作家、増田みず子の久しぶりの新刊「小説」(2020年11月、田畑書店)の表題作にこんなくだりがあった。若いころ、小説をたくさん書いた末、<書いているうちに、ほんとにわけがわからなくなって。続けざまにいくつか病気をして、時が流れて、気がつくと、どこからも、小説の注文がこなくなっていました。六十歳くらいのときです。/細かいことは覚えていません。/そうか、と思って、書くのをやめました。/ヒマになったので、体をきたえはじめました。ずいぶん、弱っていたので。/あっという間に、健康になりました。/体力が戻ったのに、小説を書かなくてもよいのは、ヘンな気分でした。/私は、ほんとに、単純な人間なんだと思います。/全力で走れるくらいに、体力って、戻せるかな。/ふと、そう思ったら、カッと、体が熱くなるくらい、やる気になりました。>
以後、この筆者はみるみる走ること、体を動かすことにのめり込んでいくのだが、私はこういう衝動が好きだ。ときに自分の身に起きるのも同じパターンだ。
65歳の彼と山から下りてきたところで、私は同行の若いクライマーに、谷川岳の岩壁、一ノ倉沢に連れて行ってくれと頼んでいた。沢の季節はそろそろ終わるし、できればこれを機に岩登りに復帰したいと思ったからだ。
私が学生のころの山の舞台は北海道だったので、利尻岳や芦別岳を除けば、岩登りを楽しめる場はさほどなかった。このため、夏休みには、日高での10日に及ぶ沢登りを終えると、小樽発新潟行きのフェリーに乗って、剱岳や北岳バットレス、甲斐駒の岩を登りにいった。一ノ倉沢に行ったのは、就職前の9月、東京でぶらぶらしていたときに後輩と二人で行ったのが最初で最後だった。
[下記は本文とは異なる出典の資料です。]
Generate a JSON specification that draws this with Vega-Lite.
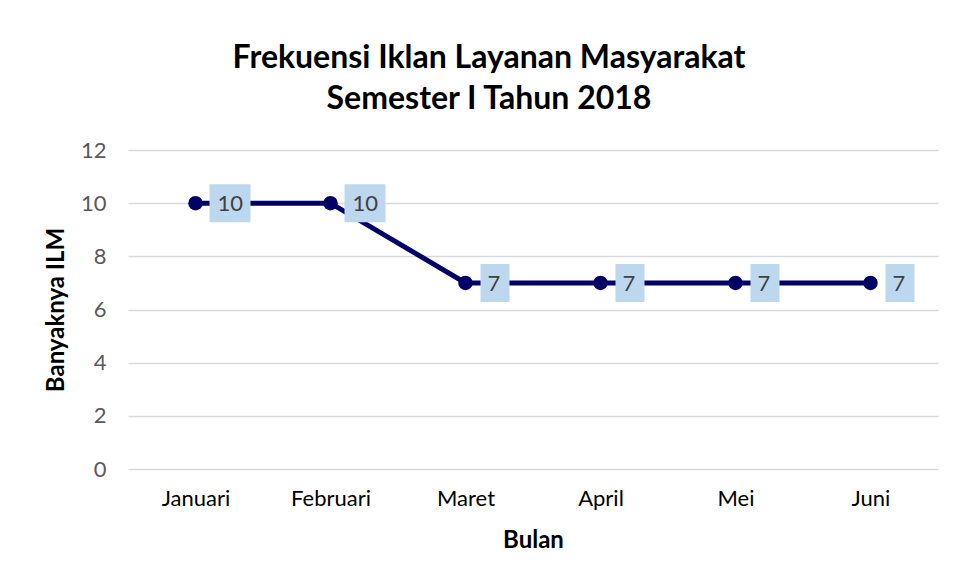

その後、最近になって幽ノ沢に一度行ったが、一ノ倉には入っていない。
アクロバティックな登りを目指しているわけではない。ただ、安定して登れる体を取り戻したい。岩にまた復帰したい。ここ最近、そんな衝動がわいている。10月12日から毎日新聞で連載を始める「酔いどれクライマー 永田東一郎伝」の主人公や、南米チリでクライマーをしている息子の影響もあるだろう。
でも、単に山登り全般ということではなく、私が若いころすっかりはまってしまった、ものすごい高度感の中で岩にへばりついている快感を、より安全な形で、単に取り戻したいという思いがごく自然に出てきたように思う。